There are lot of suggestions around what should be checked and what could be done. But what is appropriate depends very much on the situation, the method and the implementation...
* if the system gets close to a conical intersection with the ground state can be detected by unusual small excitation energies and slow convergence for the ground state SCF, CC2 or DFT calculation. I would say, whenever the lowest excitation energy drops below 1 eV, one must doubt that single reference methods are appropriate and should check if doesn't face a serious multireference case for ground state....
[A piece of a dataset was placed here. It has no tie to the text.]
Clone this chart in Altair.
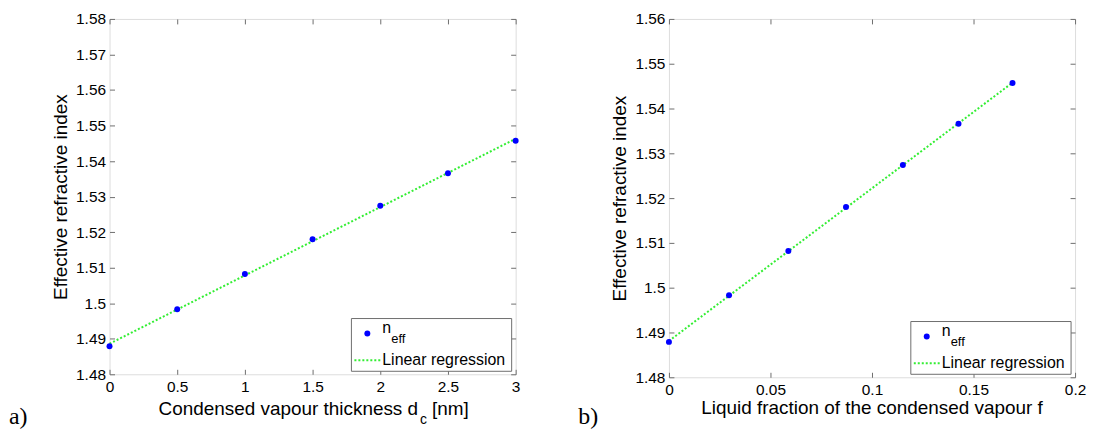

* slow convergence in the calculation for the excitation energies is usually due to either a very poor start guess or near degeneracies between excited states of the same symmetry. In the later case one should try to include all close lying excited states (since there eigenvectors usually mix a lot). During geometry optimizations one can detect such situations usually either by small gaps in the excitation energies (f.x. in previous iterations) or strong changes in the most important contributions to the eigenvectors (printed in the output). Also root flipping due to jumps over avoided intersections can be detected this way. In that case it is often helpful to compute some intermediate points between the last structure before and the first structure after root flipping to check what is going and what is a good point to restart the geometry optimization. Sometimes it helps to restrict the max. steps size for the geometry optimization.
Clearly, there is not 'one recipe'. It's true research. Trial and error.